One site that Anne-Marie found invaluable was Beth Terry’s My Plastic-Free Life. ‘Beth’s blog is awesome. But there wasn’t much else. If we heard something about plastic on the news we’d get so excited. And now it’s in the news every day!’
They started with a plastic audit to identify the areas that needed the most work, and then set out to do the weekly shop. Anne-Marie recalls that first trip to the grocery store after deciding to go plastic free, standing frozen in the aisles. ‘I said to my daughter, this is impossible everything is in plastic. A lot of the vegetables, cereal boxes, crackers, shampoo, deodorant – everything.’
But they persisted and started making changes slowly.
The Zero-Waste Chef
‘We slowly changed where we shopped, what we bought, what we ate. We switched our routine around. Living in Northern California, it’s not that difficult. We have bulk bins, year-round farmer’s markets, but it was hard at first.’
She started her own blog, Zero Waste Chef, to document the changes she was making and has become an active advocate for reducing plastic. She’s been covered in Vox, the Washington Post, Martha Stewart and Mashable UK among many others.
One of the points of resistance people have to going plastic-free is the thought that it will be more expensive. I asked Anne-Marie about that.
‘The ingredients I buy are more expensive,’ she acknowledges. ‘The vegetables and fruit I buy at the farmers market do cost more than something from a discount store. But I tell people it’s a package deal: I don’t waste any food. The average American family of four throws away $1,500 worth of food every year.’
And, of course, one of the benefits of going plastic free in the kitchen is that your health starts to improve.

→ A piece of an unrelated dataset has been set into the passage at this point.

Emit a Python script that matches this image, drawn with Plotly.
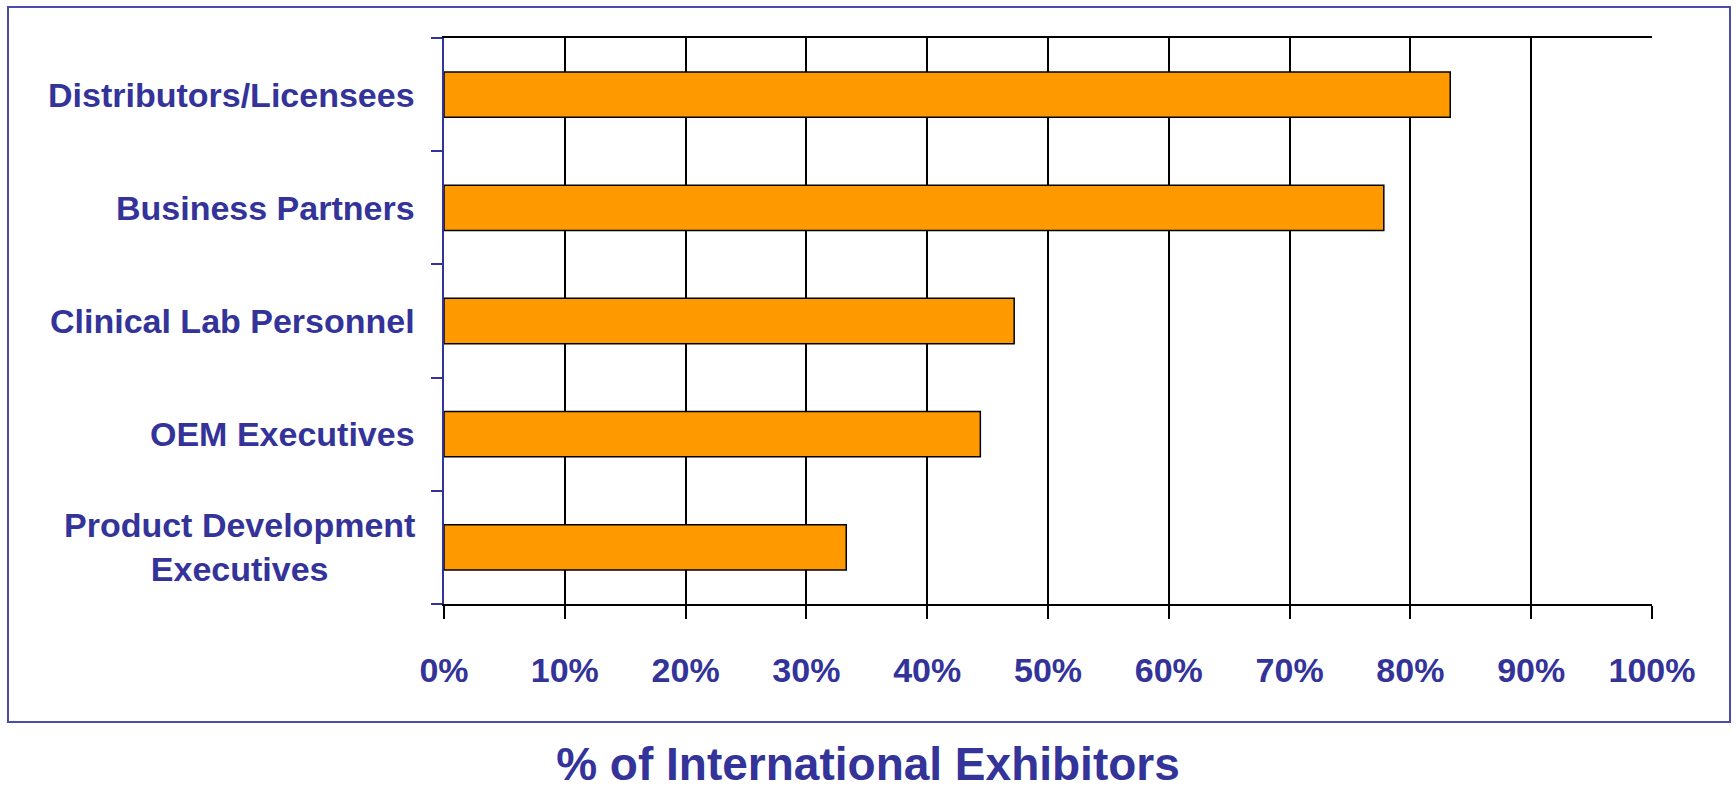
import plotly.graph_objects as go

# Survey results: share of international exhibitors per target audience
categories = [
    "Distributors/Licensees",
    "Business Partners",
    "Clinical Lab Personnel",
    "OEM Executives",
    "Product Development<br>Executives",
]
share_pct = [83.3, 77.8, 47.2, 44.4, 33.3]
x_ticks = [0, 10, 20, 30, 40, 50, 60, 70, 80, 90, 100]
x_tick_labels = [f"{v}%" for v in x_ticks]
axis_title = "% of International Exhibitors"

NAVY = "#333399"
FRAME = "#4B4BAA"
ORANGE = "#FF9900"
FONT = "Liberation Sans, Arial, sans-serif"

W, H = 1736, 789
L, R, T, B = 444, 84, 38, 185
pw, ph = W - L - R, H - T - B

fig = go.Figure(
    go.Bar(
        x=share_pct,
        y=categories,
        orientation="h",
        marker=dict(color=ORANGE, line=dict(color="#000000", width=1.5)),
        hoverinfo="x+y",
    )
)

# Category labels, centred line by line to the left of the axis
for cat in categories:
    fig.add_annotation(
        x=0, xref="paper", y=cat, yref="y",
        text=cat, showarrow=False,
        xanchor="right", yanchor="middle", align="center",
        xshift=-27,
        font=dict(family=FONT, size=34, color=NAVY, weight="bold"),
    )

# Outer frame around the chart body
fig.add_shape(
    type="rect", xref="paper", yref="paper",
    x0=(8 - L) / pw, x1=(1730 - L) / pw,
    y0=(H - B - 722) / ph, y1=(H - B - 7) / ph,
    line=dict(color=FRAME, width=2), layer="below",
)

fig.update_layout(
    width=W, height=H,
    margin=dict(l=L, r=R, t=T, b=B, pad=0),
    paper_bgcolor="white", plot_bgcolor="white",
    bargap=0.6,
    showlegend=False,
    title=dict(
        text=axis_title, x=0.5, xanchor="center",
        y=(H - 764) / H, yanchor="middle", yref="container",
        font=dict(family=FONT, size=46, color=NAVY, weight="bold"),
    ),
    xaxis=dict(
        range=[0, 100], tickvals=x_ticks, ticktext=x_tick_labels,
        showgrid=True, gridcolor="#000000", gridwidth=1.5,
        showline=True, linecolor="#000000", linewidth=2, mirror=True,
        ticks="outside", ticklen=13, tickwidth=1.5, tickcolor="#000000",
        ticklabelstandoff=22,
        tickfont=dict(family=FONT, size=34, color=NAVY, weight="bold"),
        zeroline=False, fixedrange=True,
    ),
    yaxis=dict(
        categoryorder="array", categoryarray=categories[::-1],
        showticklabels=False, showgrid=False,
        showline=True, linecolor=NAVY, linewidth=2,
        ticks="outside", tickson="boundaries", ticklen=11,
        tickwidth=2, tickcolor=NAVY,
        zeroline=False, fixedrange=True,
    ),
)

fig.write_html("out.html")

The Healthy Side Effect of Going Plastic-Free
‘Our diets improved because we stopped eating processed foods. After a couple of weeks I realised, oh I’m not buying packaged, processed food anymore. I’m not eating cookies and crackers and chocolate bars.’
Anne-Marie echoed what several of our guests said – going plastic free is just the start to other lifestyle changes. And that overall, those changes save you money, offsetting the cost of better quality ingredients.
‘I buy secondhand. I don’t buy new stuff. I don’t need a lot of stuff I’ve discovered. I wasn’t a huge consumer before, but if I wanted something I’d just go out and buy it. Now I think, how am I going to dispose of it at the end of its life, and do I really need it or do I have something I could use instead? So, overall, I save money from living this way.
‘But some things are more expensive. The food I do eat is, but it tastes better, it’s higher quality, it’s better for me.
‘And when you shop at farmer’s market, you cut out the middle man. So the farmers get a much bigger chunk of the dollar that you spend. And unless you want to buy everything from big box stores and Amazon, we’ve got to support small businesses. Or Jeff Bezos is just going to own everything.’
We talked about how David Attenborough’s Blue Planet II was a pivotal moment in raising awareness for the problems of plastic pollution.
‘The stats on my blog were slowly going up and then Blue Planet II came out and –‘ she traced a line across the screen and then jumped it straight up, ‘they skyrocketed! The entire UK was freaking out over plastic pollution.’
Awareness in the US went up slightly, but not as much in the UK. Anne-Marie believes that’s because the documentary was widely available on the BBC – ‘you all love the BBC!’ – while in the US it was on Netflix, which requires a subscription to watch. It may also be that the UK is a maritime country.
‘There are more people living in coastal towns in the UK because you’re an island, whereas here, if you live in the middle of the States and you’re not near water…you won’t see the problem. I would read about these coastal towns that were going plastic free and that just hasn’t happened here as much.’
‘Without grassroots activism, industry and government has no reason to change. They’re just going to keep doing what they do. So although it may feel futile, by one person refusing plastic – if millions and millions do it, it does make a difference. It’s important that individuals take action.
‘You hear a lot of people saying that it’s the big corporations fault; stop putting the blame on the consumer…But we do buy the stuff. And I know it’s the way our society is set up and we’re swimming upstream by doing this. But why would they change unless people stop buying their stuff and demand they change.
‘We need both. We need regulation. It’s not going to change drastically without government regulation.’
Palo Alto, and California in general, is fairly progressive when it comes to plastic bans. They’ve banned plastic shopping bags and this year that’s being extended to straws, cutlery, coffee stir sticks and even the produce bags for fruit and veg in supermarkets and farmer’s markets. And soon restaurants will have to provide reusable containers for takeaway and won’t be able to use throwaway cups.
And part of why those actions are happening is down to the grassroots activism Anne-Marie mentioned.
‘The plastic ban that has taken place in Palo Alto with the straws and the produce bags, that was started by the Girl Scouts. A local Girl Scout group started a petition to ban plastic straws and they got all these signatures. They were very active and they got city council’s attention and it grew from there. Just a bunch of kids!’
Her advice for going plastic-free?
‘I think if you try to do everything at once you’re going to get discouraged so just start with something small. And then it becomes a game. It’s fun to try to solve these problems.
‘I just wanted to stop consuming plastic. I saw the albatross with the plastic in its stomach and it was so heartbreaking. I just wanted to get off plastic, I had no idea I would benefit from it. My health improved. I saved money. I’m happier. I rarely get sick.
‘Just do what you can, do your best. And don’t get hung up on being perfect because it’s not possible.’